Scholars press Vatican on Holocaust
Pressing the Vatican to open up its wartime archives, Catholic and Jewish scholars have raised new questions about Pope Pius XII's silence amid Holocaust-era reports that Jews were being deported and killed.
While it was obvious the Vatican received early wartime reports from bishops and diplomats about the persecution of Jews in France, Romania and other countries, it was unclear how the pope responded, they said.
The scholars repeated complaints of Vatican silence over the occupation of Poland, asking whether there was further documentation "with regard to ... insistent (international) appeals on behalf of the Poles."
On the issue of a Jewish homeland, it noted that the future Pope John XXIII, a Vatican diplomat in Turkey during the war, helped Jews reach Palestine despite some personal uneasiness and asked for documentation on Vatican policy regarding Palestine.
The commission of three Jewish and three Catholic scholars began examining the Vatican volumes 11 months ago after some historians asserted Pius XII could have done more to save European Jews from the Nazis.

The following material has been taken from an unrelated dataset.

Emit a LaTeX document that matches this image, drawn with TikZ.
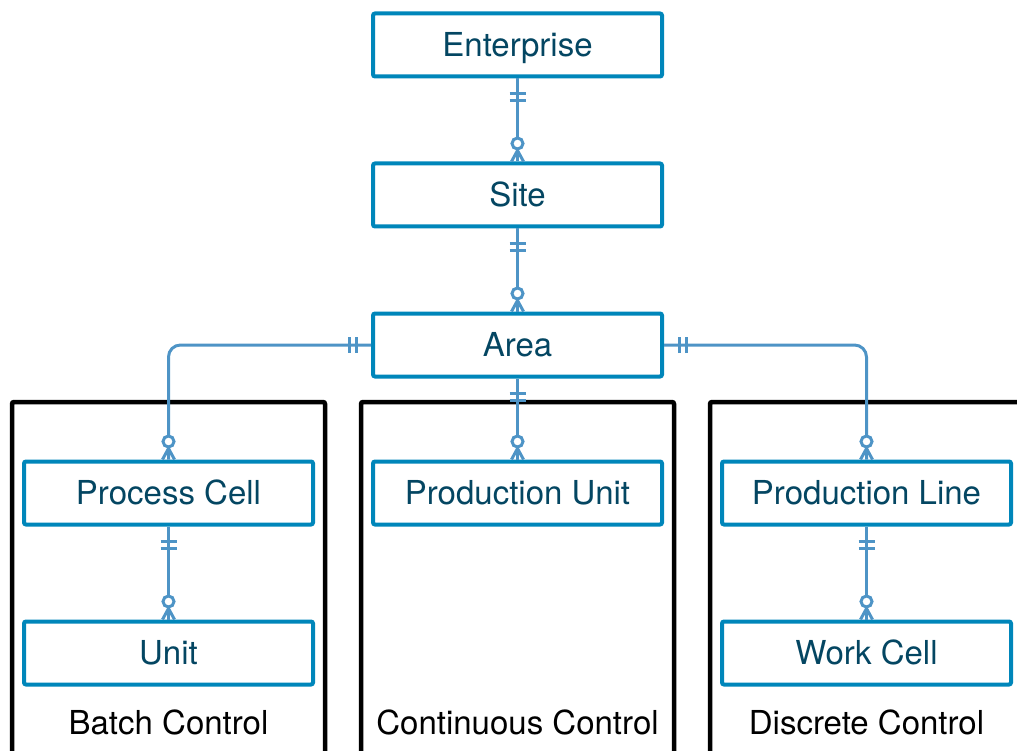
\documentclass[tikz,border=0pt]{standalone}
\usepackage{fontspec}
\setmainfont{TeX Gyre Heros}
\usetikzlibrary{positioning,decorations.markings}

\definecolor{boxblue}{RGB}{0,134,186}
\definecolor{linkblue}{RGB}{78,148,198}
\definecolor{textteal}{RGB}{4,70,98}

\begin{document}
\begin{tikzpicture}
	[
	  x=1pt, y=-1pt,
	  node distance=83pt and 56pt,
	  entity/.style={draw=boxblue, line width=4pt, rounded corners=2pt, fill=white,
	    minimum width=289pt, minimum height=63pt, inner sep=0pt,
	    font=\fontsize{33}{40}\selectfont, text=textteal,
	    text height=23.7pt, text depth=0pt},
	  group/.style={draw=black, line width=4.5pt, rounded corners=2pt},
	  caption/.style={font=\fontsize{33}{40}\selectfont, anchor=base},
	  linkmark/.style={draw=linkblue, line width=3pt, sharp corners},
	  link/.style={draw=linkblue, line width=3pt, rounded corners=12pt,
	    postaction={decorate, decoration={markings,
	      mark=at position 15pt with {\draw[linkmark] (0,-8pt) -- (0,8pt);},
	      mark=at position 22pt with {\draw[linkmark] (0,-8pt) -- (0,8pt);},
	      mark=at position -18pt with {\draw[linkmark, fill=white] (0,0) circle (5.5pt);},
	      mark=at position 1 with {\draw[linkmark] (0,-6pt) -- (-11pt,0) -- (0,6pt);}}}},
	]
	\useasboundingbox (0,0) rectangle (1017,751);
	% control groups
	\draw [group] (12,402) rectangle (325,800);
	\draw [group] (361,402) rectangle (674,800);
	\draw [group] (710,402) rectangle (1040,800);
	\node (batch) [caption] at (168.5,734) {Batch Control};
	\node (continuous) [caption] at (517.5,734) {Continuous Control};
	\node (discrete) [caption] at (866.5,734) {Discrete Control};
	% entities
	\node (enterprise) [entity] at (517.5,45) {Enterprise};
	\node (site) [entity, below=of enterprise] {Site};
	\node (area) [entity, below=of site] {Area};
	\node (produnit) [entity, below=81pt of area] {Production Unit};
	\node (proccell) [entity, left=of produnit] {Process Cell};
	\node (prodline) [entity, right=of produnit] {Production Line};
	\node (unit) [entity, below=93pt of proccell] {Unit};
	\node (workcell) [entity, below=93pt of prodline] {Work Cell};
	% relations
	\draw [link] (enterprise) -- (site);
	\draw [link] (site) -- (area);
	\draw [link] (area) -- (produnit);
	\draw [link] (area) -| (proccell);
	\draw [link] (area) -| (prodline);
	\draw [link] (proccell) -- (unit);
	\draw [link] (prodline) -- (workcell);
\end{tikzpicture}
\end{document}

The scholars were appointed following an agreement between the Vatican and the International Jewish Committee for Inter-Religious Consultations.
The three Catholic scholars are Eva Fleischner, professor emerita at Montclair State University in New Jersey; Fr Gerald P. Fogarty of the University of Virginia's religious studies department and the Fr F. John Morley of Seton Hall University in New Jersey.